Retour sur les faits du 5 mars 2018
En 2018, Rogoff estimait que l’utilisation du bitcoin pour les transactions serait fortement limitée dès lors que le blanchiment et l’évasion fiscale seraient mieux contrôlés. Il plaidait pour une campagne de régulation à l’échelle mondiale, tout en admettant que si un pays refusait de coopérer, les transactions en bitcoin y resteraient possibles.

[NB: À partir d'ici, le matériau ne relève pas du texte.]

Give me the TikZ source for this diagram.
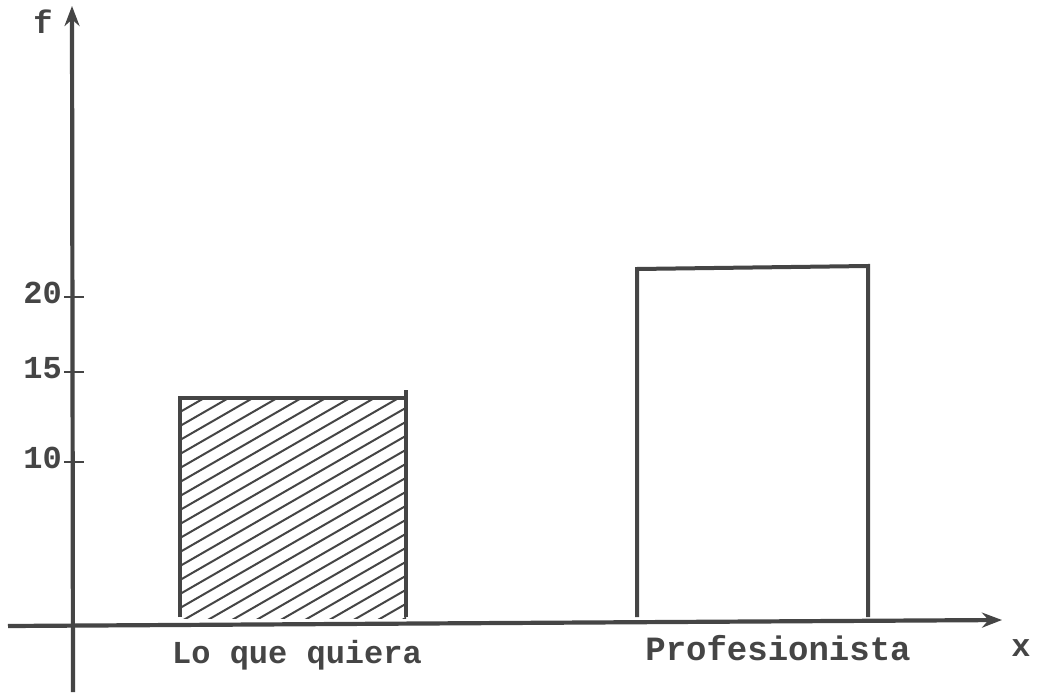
\documentclass[tikz,border=0pt]{standalone}
\usepackage{fontspec}
\setmonofont{Liberation Mono}
\usetikzlibrary{arrows.meta}
\definecolor{ink}{HTML}{454545}
\begin{document}
\begin{tikzpicture}[x=1pt,y=-1pt,
  axis/.style={draw=ink,line width=4.2pt,-{Stealth[length=20pt,width=15pt]}},
  barline/.style={draw=ink,line width=4pt},
  hatch/.style={draw=ink,line width=2pt},
  tickmark/.style={draw=ink,line width=1.8pt},
  lbl/.style={text=ink,font=\ttfamily\bfseries\fontsize{32}{36}\selectfont,inner sep=0pt}]
\useasboundingbox (0,0) rectangle (1039,693);
\fill[white] (0,0) rectangle (1039,693);
% axes
\coordinate (ybot) at (73,692);
\coordinate (ytop) at (72,6);
\coordinate (xl) at (8,626);
\coordinate (xr) at (1002,620);
\draw[axis] (ybot) -- (ytop);
\draw[axis] (xl) -- (xr);
% ticks
\foreach \yy/\t in {297/20,372/15,462/10}{
  \coordinate (t\t) at (64,\yy);
  \draw[tickmark] (t\t) -- ++(20,0);
  \node[lbl,anchor=east] (l\t) at (62,\yy-4) {\t};
}
% hatched bar
\begin{scope}
  \clip (180,398) rectangle (406,618);
  \foreach \k in {0,...,40}{
    \draw[hatch] (180,398+\k*14) -- ++(420,-242);
  }
\end{scope}
\draw[barline] (180,617) -- (180,398) -- (406,398);
\draw[barline] (406,390) -- (406,617);
% open bar
\draw[barline] (637,617) -- (637,269) -- (868,266) -- (868,617);
% labels
\node[lbl] (f) at (43,22) {f};
\node[lbl] (xlab) at (1021,648) {x};
\node[lbl] (c1) at (297,655) {Lo que quiera};
\node[lbl,font=\ttfamily\bfseries\fontsize{34}{38}\selectfont] (c2) at (778,648) {Profesionista};
\end{tikzpicture}
\end{document}
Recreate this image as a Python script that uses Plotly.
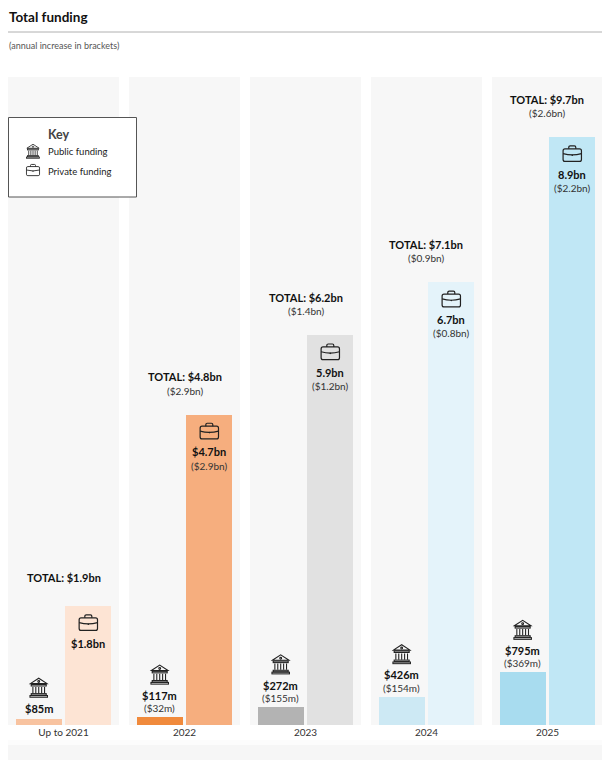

Au Japon, le bitcoin avait été légalisé en 2017 et certaines plateformes d’échange officiellement approuvées. Mais après un vol de 530 millions de dollars, des règles plus strictes avaient été mises en place. La Corée du Sud, elle, avait choisi une approche prudente, en autorisant le commerce uniquement via des comptes bancaires vérifiés avec de vrais noms.
Le rôle du secteur privé
Historiquement, presque toutes les innovations monétaires sont nées du secteur privé, qu’il s’agisse des pièces de monnaie ou du papier-monnaie. Aujourd’hui, la blockchain, la technologie qui sous-tend le bitcoin, dépasse largement le cadre des monnaies numériques. Elle se développe à grande vitesse et pourrait devenir l’une des inventions les plus influentes depuis l’ordinateur.
L’avenir du bitcoin
Techniquement, la prédiction de Rogoff pourrait encore se réaliser, puisqu’on n’est pas encore en 2028. Toutefois, il semble très improbable que le bitcoin chute à ce point. Associé à l’or, il pourrait même devenir une valeur refuge contre l’inflation. Dans ce scénario, la cryptomonnaie pourrait se stabiliser et même s’apprécier en période d’inflation élevée.
Mais dans l’univers des cryptos, rien n’est jamais certain, pas même le fait que ce professeur ait tort.